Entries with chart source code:
..........
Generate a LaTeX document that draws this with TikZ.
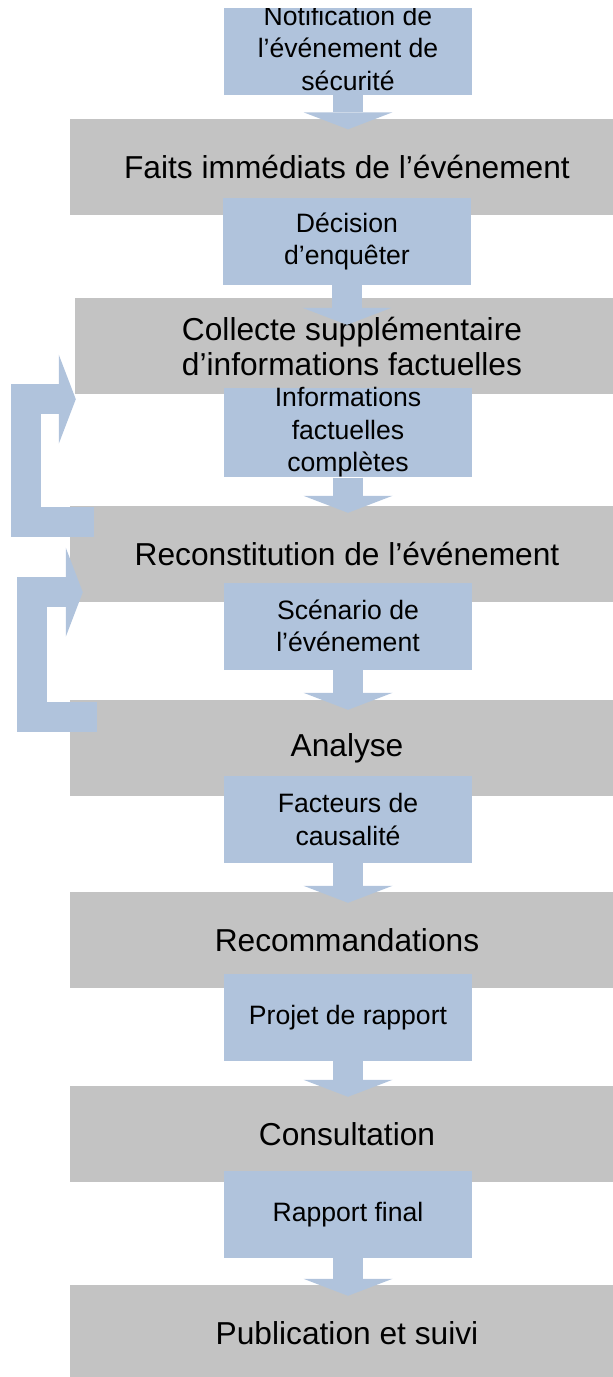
\documentclass[tikz,border=0pt]{standalone}
\usepackage{fontspec}
\setmainfont{Liberation Sans}
\usetikzlibrary{arrows.meta}

\definecolor{stagegrey}{RGB}{195,195,195}
\definecolor{stepblue}{RGB}{176,195,220}

\tikzset{
    phasebox/.style={fill=stagegrey, minimum width=554pt, minimum height=96pt,
        inner sep=0pt, align=center, font=\fontsize{31.7}{35}\selectfont},
    resultbox/.style={fill=stepblue, minimum width=248pt, minimum height=87pt,
        inner sep=0pt, align=center, font=\fontsize{26.6}{32.5}\selectfont},
    flowarrow/.style={draw=stepblue, line width=30pt, shorten >=-11pt,
        -{Triangle[width=89pt,length=17pt,line width=0pt]}},
    backarrow/.style={draw=stepblue, line width=30pt,
        -{Triangle[width=89pt,length=17pt,line width=0pt]}},
}

\begin{document}
\begin{tikzpicture}[x=1pt, y=-1pt]
            \useasboundingbox (0,0) rectangle (613,1377);
            \clip (0,8) rectangle (613,1377);

            % stages (grey bands)
            \node[phasebox] (faits) at (347,166.5) {Faits immédiats de l’événement};
            \node[phasebox] (collecte) at (352,346) {Collecte supplémentaire\\d’informations factuelles};
            \node[phasebox] (recon) at (347,554) {Reconstitution de l’événement};
            \node[phasebox] (analyse) at (347,748) {Analyse};
            \node[phasebox] (recomm) at (347,940) {Recommandations};
            \node[phasebox] (consult) at (347,1134) {Consultation};
            \node[phasebox] (public) at (347,1333) {Publication et suivi};

            % results (blue boxes); the first one runs past the top edge
            \node[resultbox, minimum height=93pt] (notif) at (348,48) {Notification de\\l’événement de\\sécurité};
            \node[resultbox] (decision) at (347,241.5) {Décision\\d’enquêter};
            \node[resultbox] (infos) at (348,432.5) {Informations\\factuelles\\complètes};
            \node[resultbox] (scenario) at (348,626) {Scénario de\\l’événement};
            \node[resultbox] (facteurs) at (348,819.5) {Facteurs de\\causalité};
            \node[resultbox] (projet) at (348,1017.5) {Projet de rapport};
            \node[resultbox] (rapport) at (348,1214.5) {Rapport final};

            % main flow
            \draw[flowarrow] (notif.south) -- (notif.south |- faits.north);
            \draw[flowarrow, shorten >=-27pt] (decision.south) -- (decision.south |- collecte.north);
            \draw[flowarrow, shorten >=-7pt] (infos.south) -- (infos.south |- recon.north);
            \draw[flowarrow, shorten >=-10pt] (scenario.south) -- (scenario.south |- analyse.north);
            \draw[flowarrow] (facteurs.south) -- (facteurs.south |- recomm.north);
            \draw[flowarrow] (projet.south) -- (projet.south |- consult.north);
            \draw[flowarrow] (rapport.south) -- (rapport.south |- public.north);

            % feedback loops
            \draw[backarrow] ([shift={(24,16)}]recon.north west) -| ([shift={(-49,5)}]collecte.south west)
                -- ([shift={(1,5)}]collecte.south west); % recon -> collecte
            \draw[backarrow] ([shift={(27,17)}]analyse.north west) -| ([shift={(-38,-10)}]recon.south west)
                -- ([shift={(13,-10)}]recon.south west); % analyse -> recon
        \end{tikzpicture}
\end{document}
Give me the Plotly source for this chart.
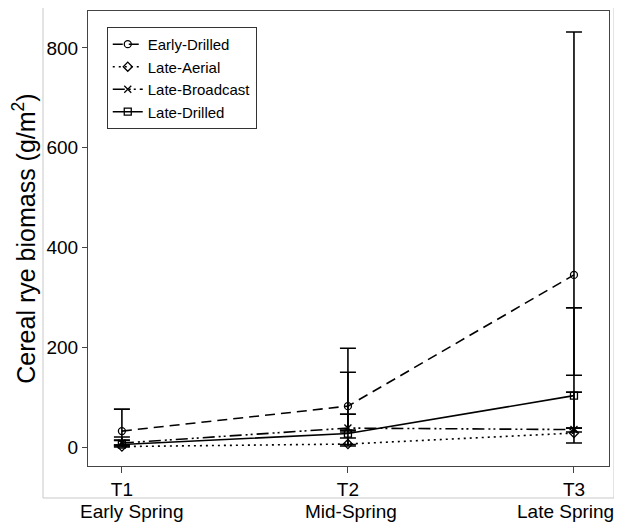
import plotly.graph_objects as go

# ---- data ----
times = [1, 2, 3]
tick_labels = ["T1", "T2", "T3"]
season_labels = ["Early Spring", "Mid-Spring", "Late Spring"]

series_names = ["Early-Drilled", "Late-Aerial", "Late-Broadcast", "Late-Drilled"]

early_drilled = [32, 82, 345]
early_drilled_hi = [76, 198, 832]
early_drilled_lo = [13, 34, 144]

late_aerial = [1, 6, 28]
late_aerial_hi = [4, 18, 38]
late_aerial_lo = [0, 2, 8]

late_broadcast = [8, 38, 35]
late_broadcast_hi = [20, 66, 110]
late_broadcast_lo = [4, 30, 30]

late_drilled = [5, 27, 103]
late_drilled_hi = [14, 150, 279]
late_drilled_lo = [2, 5, 38]

y_ticks = [0, 200, 400, 600, 800]

# ---- styles ----
styles = {
    "Early-Drilled": dict(symbol="circle-open", dash="10px,6px"),
    "Late-Aerial": dict(symbol="diamond-open", dash="2px,4px"),
    "Late-Broadcast": dict(symbol="x-thin-open", dash="12px,4px,2px,3px,2px,4px"),
    "Late-Drilled": dict(symbol="square-open", dash="solid"),
}

series = {
    "Early-Drilled": (early_drilled, early_drilled_lo, early_drilled_hi),
    "Late-Aerial": (late_aerial, late_aerial_lo, late_aerial_hi),
    "Late-Broadcast": (late_broadcast, late_broadcast_lo, late_broadcast_hi),
    "Late-Drilled": (late_drilled, late_drilled_lo, late_drilled_hi),
}

FONT = "Liberation Sans, Arial, sans-serif"
fig = go.Figure()
for name in series_names:
    vals, lo, hi = series[name]
    st = styles[name]
    fig.add_trace(go.Scatter(
        x=times, y=vals, name=name, mode="lines+markers",
        line=dict(color="black", width=1.6, dash=st["dash"]),
        marker=dict(symbol=st["symbol"], size=7, color="black",
                    line=dict(color="black", width=1.3)),
        error_y=dict(type="data", symmetric=False,
                     array=[h - v for h, v in zip(hi, vals)],
                     arrayminus=[v - l for v, l in zip(vals, lo)],
                     color="black", thickness=1.6, width=8),
    ))

# outer light-gray frame
fig.add_shape(type="rect", xref="paper", yref="paper",
              x0=-0.0864, x1=1.0096, y0=-0.0703, y1=1.06,
              line=dict(color="#c8c8c8", width=1), fillcolor="rgba(0,0,0,0)",
              layer="below")

for t, lab in zip([1.044, 2.013, 2.962], season_labels):
    fig.add_annotation(x=t, xref="x", y=-0.099, yref="paper", text=lab,
                       showarrow=False, yanchor="middle", xanchor="center",
                       font=dict(family=FONT, size=19, color="black"))

fig.update_layout(
    width=614, height=521,
    margin=dict(l=80, r=13, t=3, b=63),
    paper_bgcolor="white", plot_bgcolor="white",
    font=dict(family=FONT, color="black"),
    showlegend=True,
    legend=dict(x=0.036, y=0.965, xanchor="left", yanchor="top",
                bordercolor="#333333", borderwidth=1, bgcolor="white",
                font=dict(family=FONT, size=15, color="black"),
                itemwidth=30, tracegroupgap=0),
    xaxis=dict(range=[0.85, 3.155], tickvals=times, ticktext=tick_labels,
               showgrid=False, zeroline=False, showline=True, mirror=True,
               linecolor="#444444", linewidth=1, ticks="outside", ticklen=6,
               tickcolor="#444444", tickfont=dict(family=FONT, size=19)),
    yaxis=dict(range=[-38, 874], tickvals=y_ticks,
               showgrid=False, zeroline=False, showline=True, mirror=True,
               linecolor="#444444", linewidth=1, ticks="outside", ticklen=5,
               tickcolor="#444444", tickfont=dict(family=FONT, size=19),
               title=dict(text="Cereal rye biomass (g/m<sup>2</sup>)",
                          font=dict(family=FONT, size=25), standoff=6)),
)

fig.write_html("out.html")
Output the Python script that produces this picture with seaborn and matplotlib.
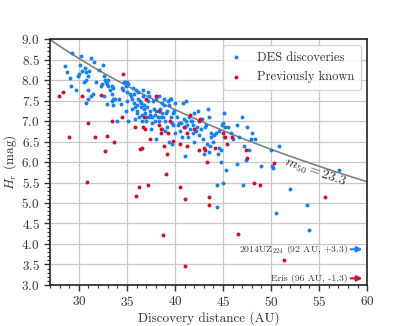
# H_r vs discovery distance for DES TNOs

import numpy as np
import pandas as pd
import matplotlib
matplotlib.use("Agg")
import matplotlib.pyplot as plt
import seaborn as sns
from matplotlib.ticker import MultipleLocator

# DES discoveries (distance AU, H_r mag)
des_dist = [28.6, 28.8, 29.1, 29.2, 29.3, 29.7, 29.9, 30.0, 30.1, 30.2, 30.3, 30.5, 30.6, 30.7, 30.7, 30.7,
            31.0, 31.0, 31.0, 31.1, 31.3, 31.3, 31.5, 31.6, 31.8, 32.1, 32.3, 32.4, 32.5, 32.6, 32.6, 32.7,
            32.8, 32.9, 33.0, 33.0, 32.9, 33.2, 33.4, 33.4, 33.4, 33.5, 33.6, 33.6, 33.8, 34.0, 34.2, 34.4,
            34.5, 34.6, 34.7, 34.8, 34.9, 35.0, 35.0, 35.1, 35.0, 35.1, 35.4, 35.5, 35.5, 35.6, 35.7, 35.7,
            35.8, 35.8, 35.9, 36.0, 36.0, 36.1, 36.2, 36.3, 36.4, 36.5, 36.5, 36.6, 36.6, 36.7, 36.7, 36.8,
            36.9, 37.0, 37.0, 37.1, 37.2, 37.2, 37.3, 37.3, 37.4, 37.5, 37.6, 37.6, 37.7, 37.8, 37.9, 38.0,
            38.0, 38.0, 38.2, 38.3, 38.3, 38.4, 38.5, 38.6, 38.7, 38.8, 38.9, 38.9, 39.0, 39.1, 39.2, 39.2,
            39.3, 39.4, 39.4, 39.5, 39.6, 39.6, 39.7, 39.7, 39.8, 39.9, 40.0, 40.0, 40.2, 40.3, 40.4, 40.5,
            40.7, 40.8, 40.9, 41.0, 41.0, 41.1, 41.2, 41.3, 41.4, 41.5, 41.6, 41.7, 41.8, 41.9, 42.0, 42.0,
            42.3, 42.4, 42.5, 42.7, 42.8, 43.0, 43.1, 43.2, 43.3, 43.4, 43.5, 43.5, 43.6, 43.7,
            43.8, 44.1, 44.3, 44.4, 44.4, 44.5, 44.6, 44.8, 44.8, 44.9, 45.0, 45.0, 45.1, 45.1, 45.2, 45.3, 45.5,
            45.8, 46.0, 46.5, 46.5, 46.7, 47.0, 47.1, 47.2, 47.4, 47.5, 47.7, 47.9, 48.0, 48.3, 49.0,
            50.0, 50.1, 50.2, 50.5, 50.8, 52.0, 53.7, 54.0, 57.1,
            34.9, 35.3, 36.2, 36.8, 37.4, 37.9, 38.6, 39.0, 39.8, 40.6, 41.9, 42.2, 42.9, 44.0, 44.6]
des_h = [8.35, 8.2, 8.05, 7.85, 8.65, 7.75, 8.1, 8.15, 8.38, 8.58, 8.22, 7.95, 8.3, 8.2, 8.0, 7.45,
         8.1, 7.75, 7.55, 8.22, 7.6, 8.55, 7.65, 8.45, 7.95, 8.25, 7.85, 7.9, 8.38, 8.1, 7.6, 8.0,
         7.95, 7.9, 8.0, 7.85, 7.42, 7.75, 7.5, 7.65, 7.85, 7.8, 7.55, 7.4, 7.55, 7.0, 7.55, 7.42,
         7.8, 7.75, 7.95, 7.95, 7.25, 7.95, 7.7, 7.0, 7.5, 7.9, 7.6, 7.55, 7.3, 7.8, 7.45, 7.65,
         7.05, 7.35, 7.75, 7.2, 7.4, 7.25, 7.7, 7.1, 7.5, 7.45, 7.35, 7.15, 7.0, 7.75, 7.6, 7.4,
         7.2, 7.0, 7.1, 7.35, 7.7, 7.5, 7.6, 7.1, 7.15, 6.8, 7.1, 6.95, 7.5, 7.3, 7.0, 6.55,
         7.25, 7.55, 7.1, 7.6, 7.0, 7.3, 7.1, 6.8, 7.2, 7.1, 7.4, 7.55, 7.0, 7.2, 6.85, 7.25,
         7.5, 7.4, 6.5, 7.55, 7.55, 7.1, 6.95, 6.45, 6.9, 7.25, 7.45, 6.7, 7.1, 6.9, 6.95, 6.75,
         6.6, 7.45, 7.05, 6.15, 6.85, 7.0, 7.5, 6.9, 6.6, 7.1, 6.8, 7.0, 7.0, 6.7, 6.5, 7.2,
         6.85, 7.25, 6.65, 6.8, 7.05, 6.2, 6.85, 6.9, 6.45, 7.3, 7.1, 6.25, 6.4, 6.7,
         6.6, 6.65, 6.7, 4.9, 5.45, 6.2, 6.35, 6.0, 6.3, 6.9, 6.95, 5.5, 7.2, 6.6, 6.85, 5.8, 6.85,
         6.7, 6.55, 5.95, 6.9, 6.6, 7.1, 5.45, 6.4, 6.05, 6.85, 6.3, 6.55, 6.7, 6.55, 5.9,
         6.3, 5.9, 5.85, 4.75, 6.4, 5.35, 4.95, 4.35, 5.8,
         7.85, 7.65, 7.55, 7.3, 7.25, 7.15, 7.45, 6.75, 7.2, 6.95, 6.9, 6.75, 6.55, 6.5, 6.75]

# previously known objects
known_dist = [27.9, 28.3, 29.0, 30.3, 30.8, 30.95, 31.7, 32.3, 32.7, 32.9, 33.4, 33.7, 34.5, 34.6,
              35.8, 35.9, 36.3, 36.4, 36.6, 36.7, 36.8, 36.9, 37.0, 37.2, 37.4, 38.0, 38.3, 38.3,
              38.5, 38.5, 38.8, 38.9, 39.1, 39.2, 39.3, 39.5, 39.8, 40.5, 40.5, 40.9, 41.0, 41.0,
              41.3, 41.3, 41.6, 42.0, 42.5, 42.5, 42.6, 43.0, 43.1, 43.3, 43.5, 43.5, 44.2, 45.0,
              45.2, 45.4, 45.9, 46.6, 47.4, 47.5, 48.2, 48.9, 50.3, 51.3, 55.6]
known_h = [7.6, 7.7, 6.6, 7.62, 5.52, 6.95, 6.6, 7.63, 6.28, 6.63, 7.0, 6.48, 7.1, 8.15,
           6.85, 5.17, 5.4, 6.33, 6.35, 6.85, 7.1, 6.8, 7.55, 5.45, 6.55, 7.6, 6.9, 7.25,
           6.8, 6.7, 4.22, 6.4, 5.7, 6.2, 6.7, 7.0, 6.52, 6.45, 5.4, 6.85, 5.1, 3.45,
           6.4, 6.7, 7.15, 6.8, 7.0, 6.3, 7.05, 6.35, 6.3, 6.0, 5.15, 4.95, 6.35, 6.7,
           6.6, 6.45, 6.6, 4.25, 6.3, 6.1, 5.5, 5.45, 5.98, 3.62, 5.15]

m50 = 23.3
blue = "#1a80f0"
red = "#cc1030"
text_col = "#333333"

des = pd.DataFrame({"dist": des_dist, "H": des_h})
known = pd.DataFrame({"dist": known_dist, "H": known_h})

sns.set_style("ticks")
plt.rcParams["font.family"] = ["cmr10", "DejaVu Serif"]
plt.rcParams["mathtext.fontset"] = "cm"
plt.rcParams["axes.formatter.use_mathtext"] = True
plt.rcParams["font.size"] = 9.5

fig = plt.figure(figsize=(4.07, 3.26), dpi=100)
ax = fig.add_axes([0.123, 0.126, 0.779, 0.754])

sns.scatterplot(data=des, x="dist", y="H", color=blue, s=8, linewidth=0,
                label="DES discoveries", ax=ax, zorder=3)
sns.scatterplot(data=known, x="dist", y="H", color=red, s=8, linewidth=0,
                label="Previously known", ax=ax, zorder=3)

# completeness curve
d = np.linspace(27, 60, 200)
ax.plot(d, m50 - 10 * np.log10(d), color="#808080", lw=1.2, zorder=2)
ax.text(54.6, 5.74, r"$m_{50} = 23.3$", rotation=-19, ha="center", va="center",
        color=text_col, fontsize=10)

# off-scale objects
ax.annotate("", xy=(59.8, 3.87), xytext=(58.0, 3.87),
            arrowprops=dict(arrowstyle="-|>", color=blue, lw=1.5, mutation_scale=8))
ax.text(58.0, 3.87, r"2014UZ$_{224}$ (92 AU, +3.3)", ha="right", va="center",
        color=text_col, fontsize=7)
ax.annotate("", xy=(59.8, 3.16), xytext=(58.0, 3.16),
            arrowprops=dict(arrowstyle="-|>", color=red, lw=1.5, mutation_scale=8))
ax.text(58.0, 3.16, "Eris (96 AU, -1.3)", ha="right", va="center",
        color=text_col, fontsize=7)

ax.set_xlim(27, 60)
ax.set_ylim(3.0, 9.0)
ax.xaxis.set_major_locator(MultipleLocator(5))
ax.xaxis.set_minor_locator(MultipleLocator(1))
ax.yaxis.set_major_locator(MultipleLocator(0.5))
ax.yaxis.set_minor_locator(MultipleLocator(0.1))
ax.grid(True, which="major", color="#c8c8c8", lw=0.9)
ax.set_axisbelow(True)
ax.tick_params(which="major", direction="out", length=4, width=1, colors=text_col, labelsize=9.5)
ax.tick_params(which="minor", direction="out", length=2, width=0.8, colors=text_col)
for sp in ax.spines.values():
    sp.set_linewidth(1.2)
    sp.set_color("#222222")

ax.set_xlabel("Discovery distance (AU)", color=text_col, labelpad=1)
ax.set_ylabel(r"$H_r$ (mag)", color=text_col, labelpad=2)

leg = ax.legend(loc="upper right", fontsize=9, frameon=True, fancybox=True,
                handlelength=1.0, handletextpad=1.2, borderpad=0.5, labelspacing=0.6)
for t in leg.get_texts():
    t.set_color(text_col)
leg.get_frame().set_edgecolor("#cccccc")

plt.savefig("out.png", dpi=100)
..........
Start at the line with "Output the Python", stop at the line with "from matplotlib.ticker import MultipleLocator", both lines included, and repeat that span exactly without its pictures.

Output the Python script that produces this picture with seaborn and matplotlib.
# H_r vs discovery distance for DES TNOs

import numpy as np
import pandas as pd
import matplotlib
matplotlib.use("Agg")
import matplotlib.pyplot as plt
import seaborn as sns
from matplotlib.ticker import MultipleLocator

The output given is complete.